This wonderfully spicy fish stew/soup and a few crostini made a fabulous ending to a hectic day. We’d spent our day doing home improvements, and by 6:30, when I was finally ready to make dinner, the mess and time involved in making the fish and chips we’d planned seemed a bit daunting. So, what else to do with the fish…
I wanted something quick, of course, and, as always, really tasty. At first I thought chowder, but something tomato-based sounded much more appealing. I surveyed the ingredients that I had on hand and decided on a spicy cioppino.

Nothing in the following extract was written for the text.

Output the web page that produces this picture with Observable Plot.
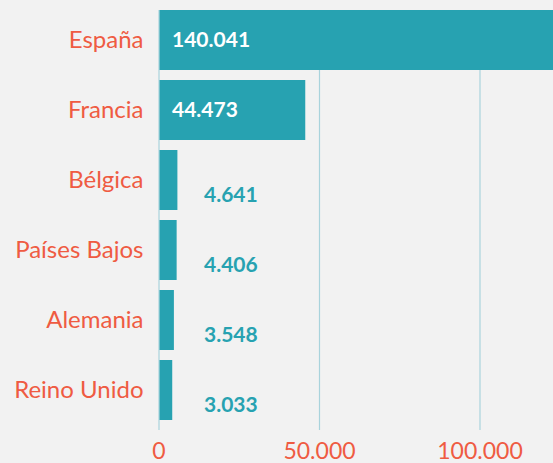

1 pound of cod cut into 1″ chunks
Freshly ground black pepper
1 T. light olive oil
1 clove of garlic, minced
1 T. dried minced onion, soaked in warm water until reconstituted**
3-4 small sweet yellow peppers, diced
Dash of Cayenne pepper
1 c. vegetable broth
1 14.5 oz cans of stewed Italian tomatoes
1/2 t. dried oregano
1/2 t. dried basil
4-5 fresh basil leaves, chiffonade
Sprinkle the fish cubes with pepper and allow to stand while you continue to prepare the rest of the dish.
In a large, deep skillet or chef’s pot heat oil over medium heat. Add the onion and garlic and cook for a few minutes, just until they begin to brown. Add the yellow peppers and the cayenne pepper and continue to cook for 3-5 minutes until the peppers begin to soften. De-glaze the pan with the vegetable broth and bring it to a boil.
Once the broth is boiling, add the tomatoes, salt, oregano and basil. Return the mixture to a boil, and cook for 5 minutes, then add the fish cubes. Cook the fish until it has become opaque and flaky – this will take another 5-6 minutes – then add the fresh basil and stir to blend. Serve promptly with crostini or crusty fresh bread.